O Brasil produz santos, padrinhos, gente abençoada, não importando a fé, a religião nem que a pessoa seja oficializada nessa posição. A mistura de crenças, as pajelanças, os rituais não respeitam dogmas, nem princípios. É dessa matéria-prima que emerge a mais importante figura brasileira, Cícero Romão da Silva, o Padim Ciço, que é mais do que um santo milagreiro – é a maior metáfora do brasileiro e sua religiosidade. O espetáculo Cícero – A anarquia de um corpo santo”, novo solo do ator Samir Murad, escrito e idealizado pelo próprio ator, encerra a trilogia sobre Teatro, Vida e Genealogia, retrato do mundo místico em torno do mito.

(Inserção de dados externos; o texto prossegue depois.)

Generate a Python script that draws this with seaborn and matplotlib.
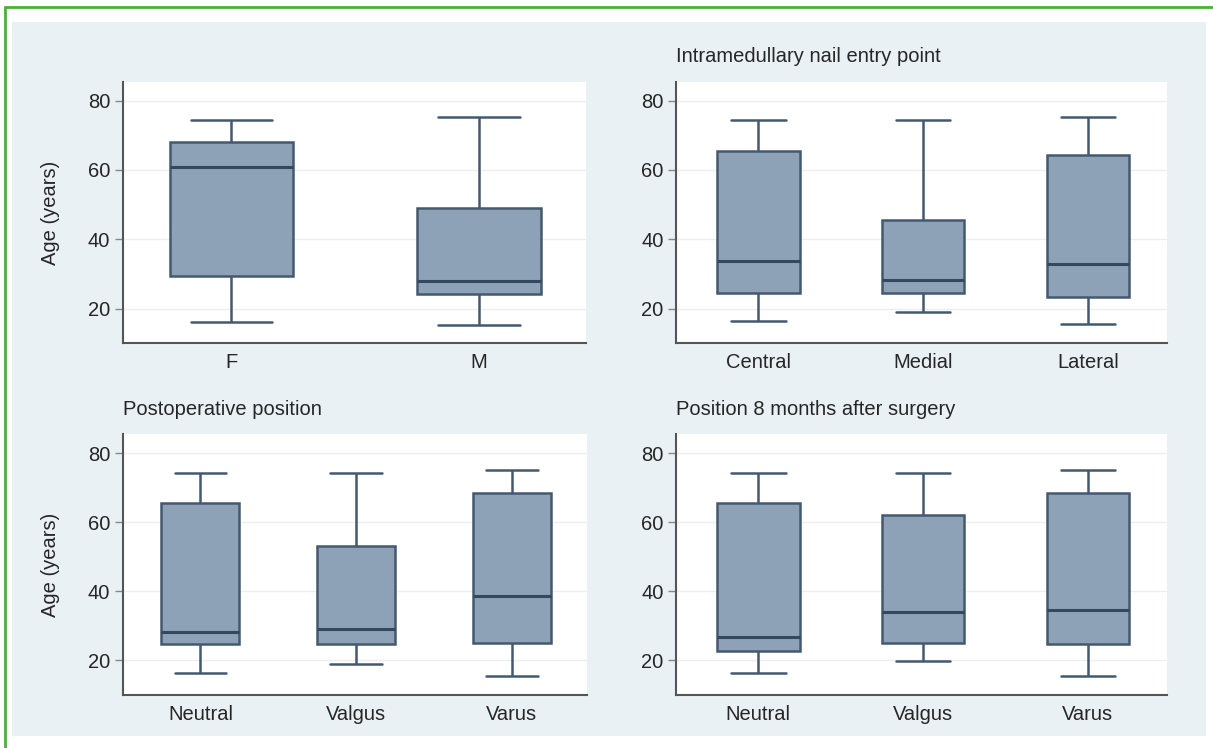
import matplotlib
matplotlib.use("Agg")
import matplotlib.pyplot as plt
import seaborn as sns
import pandas as pd
from matplotlib.patches import Rectangle
from matplotlib.lines import Line2D

# ---- data: five-number summaries (min, q1, median, q3, max) ----
sex_cats = ["F", "M"]
sex_min = [16.1, 15.3]
sex_q1 = [29.5, 24.3]
sex_med = [60.8, 28.1]
sex_q3 = [68.2, 49.1]
sex_max = [74.4, 75.3]

entry_cats = ["Central", "Medial", "Lateral"]
entry_min = [16.4, 19.1, 15.5]
entry_q1 = [24.6, 24.6, 23.3]
entry_med = [33.7, 28.4, 32.8]
entry_q3 = [65.4, 45.6, 64.4]
entry_max = [74.5, 74.5, 75.3]

postop_cats = ["Neutral", "Valgus", "Varus"]
postop_min = [16.3, 19.0, 15.6]
postop_q1 = [24.6, 24.6, 25.1]
postop_med = [28.3, 29.2, 38.5]
postop_q3 = [65.6, 53.2, 68.5]
postop_max = [74.2, 74.2, 75.2]

m8_cats = ["Neutral", "Valgus", "Varus"]
m8_min = [16.3, 19.9, 15.6]
m8_q1 = [22.6, 25.1, 24.6]
m8_med = [26.7, 33.9, 34.6]
m8_q3 = [65.4, 62.0, 68.3]
m8_max = [74.2, 74.2, 75.2]

y_ticks = [20, 40, 60, 80]
y_label = "Age (years)"

panels = [
    (sex_cats, sex_min, sex_q1, sex_med, sex_q3, sex_max, "", True),
    (entry_cats, entry_min, entry_q1, entry_med, entry_q3, entry_max,
     "Intramedullary nail entry point", False),
    (postop_cats, postop_min, postop_q1, postop_med, postop_q3, postop_max,
     "Postoperative position", True),
    (m8_cats, m8_min, m8_q1, m8_med, m8_q3, m8_max,
     "Position 8 months after surgery", False),
]

sns.set_theme(style="white")
plt.rcParams["font.family"] = ["Liberation Sans", "DejaVu Sans"]

fig = plt.figure(figsize=(12.13, 7.48), dpi=100)
fig.patch.set_facecolor("white")

# light panel background and green frame
fig.patches.append(Rectangle((12 / 1213, 1 - 736 / 748), (1206 - 12) / 1213, (736 - 22) / 748,
                             transform=fig.transFigure, facecolor="#eaf1f4",
                             edgecolor="none", zorder=-10))
fig.lines.append(Line2D([5 / 1213, 1.0], [1 - 7 / 748, 1 - 7 / 748],
                        transform=fig.transFigure, color="#4caf3c", lw=2))
fig.lines.append(Line2D([5 / 1213, 5 / 1213], [0, 1 - 7 / 748],
                        transform=fig.transFigure, color="#4caf3c", lw=2))

positions = [
    [0.101, 0.541, 0.3817, 0.350],
    [0.5573, 0.541, 0.4047, 0.350],
    [0.101, 0.0709, 0.3827, 0.3489],
    [0.5573, 0.0709, 0.4047, 0.3489],
]

box_fill = "#8da2b6"
line_col = "#44596f"
text_col = "#262626"
fs = 14.5

for pos, (cats, mn, q1, md, q3, mx, title, show_ylabel) in zip(positions, panels):
    ax = fig.add_axes(pos)
    rows = []
    for i, c in enumerate(cats):
        for v in (mn[i], q1[i], md[i], q3[i], mx[i]):
            rows.append({"cat": c, "age": v})
    df = pd.DataFrame(rows)
    sns.boxplot(data=df, x="cat", y="age", order=cats, ax=ax,
                whis=(0, 100), showfliers=False, width=0.5,
                color=box_fill, saturation=1, linecolor=line_col,
                linewidth=1.8, capwidths=0.33,
                medianprops={"color": "#34495f", "linewidth": 2.2})
    ax.set_facecolor("white")
    ax.set_ylim(10, 85.5)
    if len(cats) == 2:
        ax.set_xlim(-0.44, 1.43)
    else:
        ax.set_xlim(-0.5, 2.48)
    ax.set_yticks(y_ticks)
    ax.yaxis.grid(True, color="#eeeeee", lw=1)
    ax.set_axisbelow(True)
    for s in ("top", "right"):
        ax.spines[s].set_visible(False)
    for s in ("left", "bottom"):
        ax.spines[s].set_color("#555555")
        ax.spines[s].set_linewidth(1.5)
    ax.tick_params(axis="y", length=6, width=1, color="#888888", pad=3,
                   labelsize=fs, labelcolor=text_col, left=True)
    ax.tick_params(axis="x", length=0, pad=7, labelsize=fs, labelcolor=text_col)
    ax.set_xlabel("")
    if show_ylabel:
        ax.set_ylabel(y_label, fontsize=fs, color=text_col, labelpad=20)
    else:
        ax.set_ylabel("")
    if title:
        ax.set_title(title, loc="left", fontsize=fs, color=text_col, pad=14)

fig.savefig("out.png", dpi=100, facecolor=fig.get_facecolor())
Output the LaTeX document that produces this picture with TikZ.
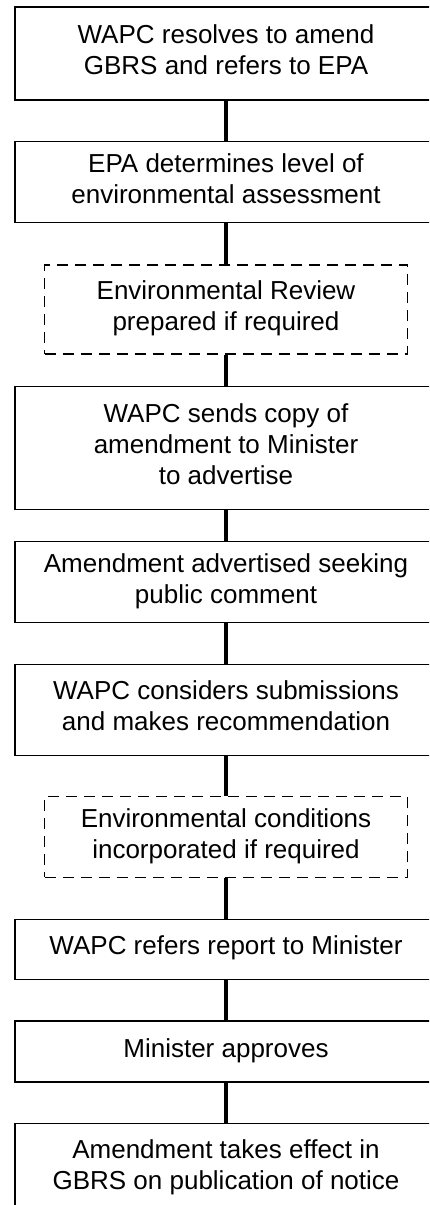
\documentclass[tikz,border=0pt]{standalone}
\usepackage{fontspec}
\setmainfont{Liberation Sans}
\tikzset{
  box/.style={draw, line width=1.2pt, minimum width=422pt, align=center, inner sep=0pt,
    font=\fontsize{26}{31}\selectfont},
  optbox/.style={box, minimum width=363pt, dash pattern=on 11pt off 7pt},
  link/.style={line width=3.2pt}
}
\newcommand\lastdp{\rule[-7.5pt]{0pt}{7.5pt}}
\begin{document}
\begin{tikzpicture}[x=1pt,y=-1pt]
\useasboundingbox (0,0) rectangle (429,1205);
\clip (0,0) rectangle (429,1205);
\node[box, minimum height=93pt] (b1) at (226,53.5) {WAPC resolves to amend\\GBRS and refers to EPA\lastdp};
\node[box, minimum height=81pt] (b2) at (226,182.2) {EPA determines level of\\environmental assessment\lastdp};
\node[optbox, minimum height=89pt] (b3) at (226,309.5) {Environmental Review\\prepared if required\lastdp};
\node[box, minimum height=123pt] (b4) at (226,447.7) {WAPC sends copy of\\amendment to Minister\\to advertise\lastdp};
\node[box, minimum height=81pt] (b5) at (226,582.2) {Amendment advertised seeking\\public comment\lastdp};
\node[box, minimum height=91pt] (b6) at (226,709.8) {WAPC considers submissions\\and makes recommendation\lastdp};
\node[optbox, minimum height=80.6pt] (b7) at (226,837) {Environmental conditions\\incorporated if required\lastdp};
\node[box, minimum height=60pt] (b8) at (226,949.3) {WAPC refers report to Minister\lastdp};
\node[box, minimum height=61pt] (b9) at (226,1051.5) {Minister approves\lastdp};
\node[box, minimum height=90pt] (b10) at (226,1168.5) {Amendment takes effect in\\GBRS on publication of notice\lastdp};
\draw[link] (b1) -- (b2);
\draw[link] (b2) -- (b3);
\draw[link] (b3) -- (b4);
\draw[link] (b4) -- (b5);
\draw[link] (b5) -- (b6);
\draw[link] (b6) -- (b7);
\draw[link] (b7) -- (b8);
\draw[link] (b8) -- (b9);
\draw[link] (b9) -- (b10);
\end{tikzpicture}
\end{document}
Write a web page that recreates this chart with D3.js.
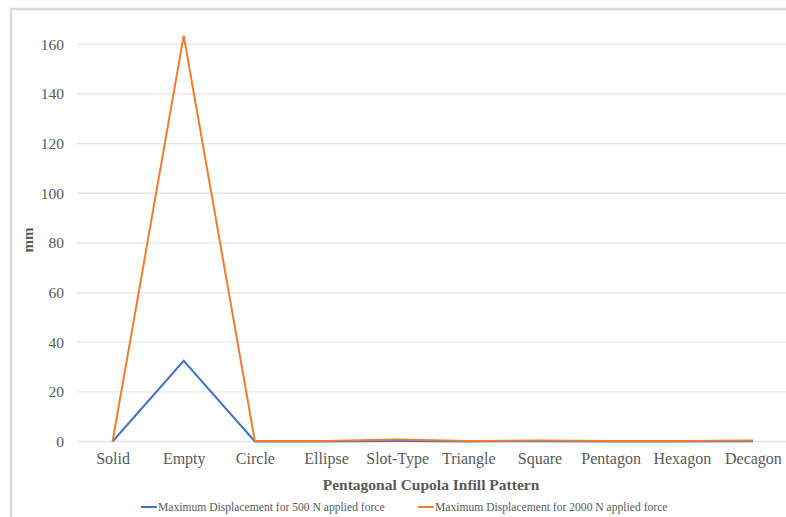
<!DOCTYPE html>
<html>
<head>
<meta charset="utf-8">
<script src="https://cdn.jsdelivr.net/npm/d3@7"></script>
<style>
  html, body { margin: 0; padding: 0; background: #fff; }
  svg { display: block; }
  text { font-family: "Liberation Serif", "Times New Roman", serif; fill: #595959; }
</style>
</head>
<body>
<svg id="chart" width="786" height="517"></svg>
<script>
// Infill patterns and maximum displacement (mm) for each load case
const categories = ["Solid", "Empty", "Circle", "Ellipse", "Slot-Type", "Triangle", "Square", "Pentagon", "Hexagon", "Decagon"];
const disp500 = [0, 32.5, 0.05, 0.05, 0.2, 0.05, 0.1, 0.05, 0.05, 0.1];
const disp2000 = [0, 163.5, 0.2, 0.2, 0.8, 0.2, 0.4, 0.2, 0.2, 0.4];
const yTicks = [0, 20, 40, 60, 80, 100, 120, 140, 160];
const seriesNames = [
  "Maximum Displacement for 500 N applied force",
  "Maximum Displacement for 2000 N applied force"
];
const seriesColors = ["#4472C4", "#ED7D31"];

const svg = d3.select("#chart");

// chart frame
svg.append("rect")
  .attr("x", 11).attr("y", 9)
  .attr("width", 800).attr("height", 520)
  .attr("fill", "none").attr("stroke", "#d9d9d9").attr("stroke-width", 2.5);

const plot = { left: 77, right: 788.5, top: 44.3, bottom: 441.5 };

const x = d3.scalePoint()
  .domain(categories)
  .range([plot.left, plot.right])
  .padding(0.5);

const y = d3.scaleLinear()
  .domain([0, 160])
  .range([plot.bottom, plot.top]);

// horizontal gridlines
svg.append("g")
  .selectAll("line")
  .data(yTicks)
  .join("line")
  .attr("x1", plot.left).attr("x2", 786)
  .attr("y1", d => y(d)).attr("y2", d => y(d))
  .attr("stroke", "#e6e6e6").attr("stroke-width", 1.3);

// y axis labels
const yAxis = d3.axisLeft(y).tickValues(yTicks).tickSize(0).tickPadding(0);
const gy = svg.append("g").attr("transform", `translate(64,0)`).call(yAxis);
gy.select(".domain").remove();
gy.selectAll("text")
  .style("font-family", '"Liberation Serif", serif')
  .style("font-size", "15.5px")
  .attr("fill", "#595959");

// x axis labels
const xAxis = d3.axisBottom(x).tickSize(0).tickPadding(0);
const gx = svg.append("g").attr("transform", `translate(0,${plot.bottom + 11})`).call(xAxis);
gx.select(".domain").remove();
gx.selectAll("text")
  .style("font-family", '"Liberation Serif", serif')
  .style("font-size", "16px")
  .attr("fill", "#595959");

// series lines
const series = [disp500, disp2000];
const line = d3.line()
  .x((d, i) => x(categories[i]))
  .y(d => y(d));

series.forEach((vals, k) => {
  svg.append("path")
    .datum(vals)
    .attr("d", line)
    .attr("fill", "none")
    .attr("stroke", seriesColors[k])
    .attr("stroke-width", 2)
    .attr("stroke-linejoin", "miter");
});

// axis titles
svg.append("text")
  .attr("x", 431).attr("y", 490)
  .attr("text-anchor", "middle")
  .style("font-size", "15.5px")
  .style("font-weight", "bold")
  .text("Pentagonal Cupola Infill Pattern");

svg.append("text")
  .attr("transform", "translate(33,240) rotate(-90)")
  .attr("text-anchor", "middle")
  .style("font-size", "15px")
  .style("font-weight", "bold")
  .text("mm");

// legend
const legendX = [141, 418];
seriesNames.forEach((name, k) => {
  const g = svg.append("g").attr("transform", `translate(${legendX[k]},507)`);
  g.append("line")
    .attr("x1", 0).attr("x2", 16)
    .attr("y1", 0).attr("y2", 0)
    .attr("stroke", seriesColors[k]).attr("stroke-width", 2);
  g.append("text")
    .attr("x", 17).attr("y", 4)
    .style("font-size", "11.6px")
    .text(name);
});
</script>
</body>
</html>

Em um cenário que é um caminho de peregrino, com tecidos nas laterais, Samir não está só, e empresta corpo e voz a diferentes nomes que passaram pela vida de Cícero. A brilhante direção de Daniel Dias Silva vai para o caminho de avançar sobre o monólogo e compor um painel no qual emergem desde a beata, a Cícero menino, aos seus diálogos com o divino, as suas fragilidades e as suas visões. O extraordinário desempenho de Samir ultrapassa um ator em cena. Além da voz, as mudanças do corpo permitem novas luzes sobre tipos comuns e, muitas, vezes, caricaturados. Ao tirar o aspecto parodístico, encontramos um exercício de expor e contrapor o humano ao divino, o cotidiano à vida eterna, a santidade ao pecado.
Ao optar por não contar a trajetória de Padim Ciço, nem cronológica, nem por ambiente físico, o que vemos é o questionamento da santidade, da fé, do que é a dúvida. Mais do que isso, encontramos o grande ato em sua essência. Não existe nem gênero, nem idade, nem naturalidade para passar verdade na intepretação. O que Samir nos dá é a forte emoção do encontro do homem com a sua humanidade.